> _AIM OF THE TASK_: Transcribe all of the material exactly, except for its pictures.

> _GIVEN INFORMATION_:
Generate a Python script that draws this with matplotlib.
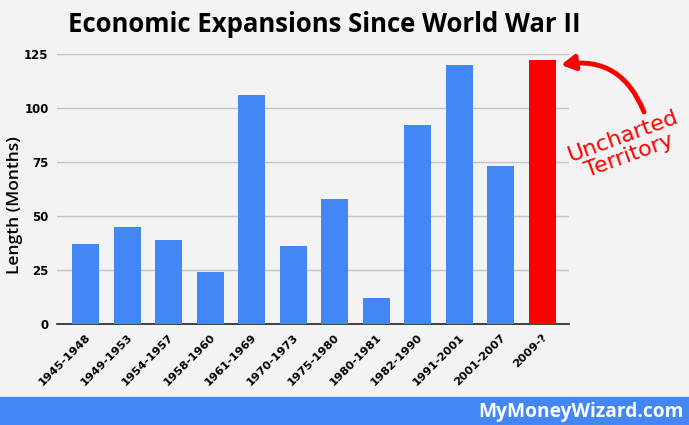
import matplotlib.pyplot as plt

periods = ['1945-1948', '1949-1953', '1954-1957', '1958-1960', '1961-1969',
           '1970-1973', '1975-1980', '1980-1981', '1982-1990', '1991-2001',
           '2001-2007', '2009-?']
months = [37, 45, 39, 24, 106, 36, 58, 12, 92, 120, 73, 122]
bar_colors = ['#4287f5'] * 11 + ['#ff0000']

bg = '#f3f3f3'
fig = plt.figure(figsize=(6.89, 4.25), dpi=100, facecolor=bg)
ax = fig.add_axes([57 / 689, 1 - 324 / 425, 512 / 689, 270 / 425], facecolor=bg)

x = range(len(periods))
ax.bar(x, months, width=0.65, color=bar_colors, zorder=3)
ax.set_xlim(-0.69, len(periods) - 0.35)
ax.set_ylim(0, 125)
ax.set_yticks([0, 25, 50, 75, 100, 125])
ax.yaxis.grid(True, color='#c4c4c4', linewidth=1, zorder=0)
for s in ['top', 'right', 'left']:
    ax.spines[s].set_visible(False)
ax.spines['bottom'].set_color('#222222')
ax.spines['bottom'].set_linewidth(1.2)
ax.tick_params(axis='both', length=0)
ax.tick_params(axis='y', pad=6, labelsize=8.5)
ax.tick_params(axis='x', pad=6, labelsize=8.2)
ax.set_xticks(list(x))
ax.set_xticklabels(periods, rotation=45, ha='right', rotation_mode='anchor',
                   fontweight='bold')
for t in ax.get_yticklabels():
    t.set_fontweight('bold')

fig.text(15 / 689, 1 - 205 / 425, 'Length (Months)', rotation=90,
         ha='center', va='center', fontsize=12.5, fontweight='semibold',
         family='Open Sans')

fig.text(324 / 689, 1 - 24 / 425, 'Economic Expansions Since World War II',
         ha='center', va='center', fontsize=18.5, fontweight='bold',
         family='Open Sans')

# footer band
fig.patches.append(plt.Rectangle((0, 0), 1, 28 / 425, transform=fig.transFigure,
                                 color='#4287f5', zorder=0))
fig.text(684 / 689, 13 / 425, 'MyMoneyWizard.com', ha='right', va='center',
         fontsize=13.8, fontweight='bold', color='white', family='Open Sans')

# annotation
ax.annotate('', xy=(561, 425 - 65), xytext=(644, 425 - 112),
            xycoords='figure pixels', textcoords='figure pixels',
            arrowprops=dict(arrowstyle='-|>,head_length=0.8,head_width=0.45',
                            color='#ff0000', lw=3.5, shrinkA=0, shrinkB=0,
                            connectionstyle='arc3,rad=0.4'),
            annotation_clip=False)
fig.text(626 / 689, 1 - 146 / 425, 'Uncharted\nTerritory', ha='center',
         va='center', fontsize=16, color='#ff0000', rotation=20,
         family='DejaVu Sans', linespacing=1.0)

fig.savefig('out.png', dpi=100, facecolor=bg)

> _THE COMPLETED TASK_:
Generate a Python script that draws this with matplotlib.
import matplotlib.pyplot as plt

periods = ['1945-1948', '1949-1953', '1954-1957', '1958-1960', '1961-1969',
           '1970-1973', '1975-1980', '1980-1981', '1982-1990', '1991-2001',
           '2001-2007', '2009-?']
months = [37, 45, 39, 24, 106, 36, 58, 12, 92, 120, 73, 122]
bar_colors = ['#4287f5'] * 11 + ['#ff0000']

bg = '#f3f3f3'
fig = plt.figure(figsize=(6.89, 4.25), dpi=100, facecolor=bg)
ax = fig.add_axes([57 / 689, 1 - 324 / 425, 512 / 689, 270 / 425], facecolor=bg)

x = range(len(periods))
ax.bar(x, months, width=0.65, color=bar_colors, zorder=3)
ax.set_xlim(-0.69, len(periods) - 0.35)
ax.set_ylim(0, 125)
ax.set_yticks([0, 25, 50, 75, 100, 125])
ax.yaxis.grid(True, color='#c4c4c4', linewidth=1, zorder=0)
for s in ['top', 'right', 'left']:
    ax.spines[s].set_visible(False)
ax.spines['bottom'].set_color('#222222')
ax.spines['bottom'].set_linewidth(1.2)
ax.tick_params(axis='both', length=0)
ax.tick_params(axis='y', pad=6, labelsize=8.5)
ax.tick_params(axis='x', pad=6, labelsize=8.2)
ax.set_xticks(list(x))
ax.set_xticklabels(periods, rotation=45, ha='right', rotation_mode='anchor',
                   fontweight='bold')
for t in ax.get_yticklabels():
    t.set_fontweight('bold')

fig.text(15 / 689, 1 - 205 / 425, 'Length (Months)', rotation=90,
         ha='center', va='center', fontsize=12.5, fontweight='semibold',
         family='Open Sans')

fig.text(324 / 689, 1 - 24 / 425, 'Economic Expansions Since World War II',
         ha='center', va='center', fontsize=18.5, fontweight='bold',
         family='Open Sans')

# footer band
fig.patches.append(plt.Rectangle((0, 0), 1, 28 / 425, transform=fig.transFigure,
                                 color='#4287f5', zorder=0))
fig.text(684 / 689, 13 / 425, 'MyMoneyWizard.com', ha='right', va='center',
         fontsize=13.8, fontweight='bold', color='white', family='Open Sans')

# annotation
ax.annotate('', xy=(561, 425 - 65), xytext=(644, 425 - 112),
            xycoords='figure pixels', textcoords='figure pixels',
            arrowprops=dict(arrowstyle='-|>,head_length=0.8,head_width=0.45',
                            color='#ff0000', lw=3.5, shrinkA=0, shrinkB=0,
                            connectionstyle='arc3,rad=0.4'),
            annotation_clip=False)
fig.text(626 / 689, 1 - 146 / 425, 'Uncharted\nTerritory', ha='center',
         va='center', fontsize=16, color='#ff0000', rotation=20,
         family='DejaVu Sans', linespacing=1.0)

fig.savefig('out.png', dpi=100, facecolor=bg)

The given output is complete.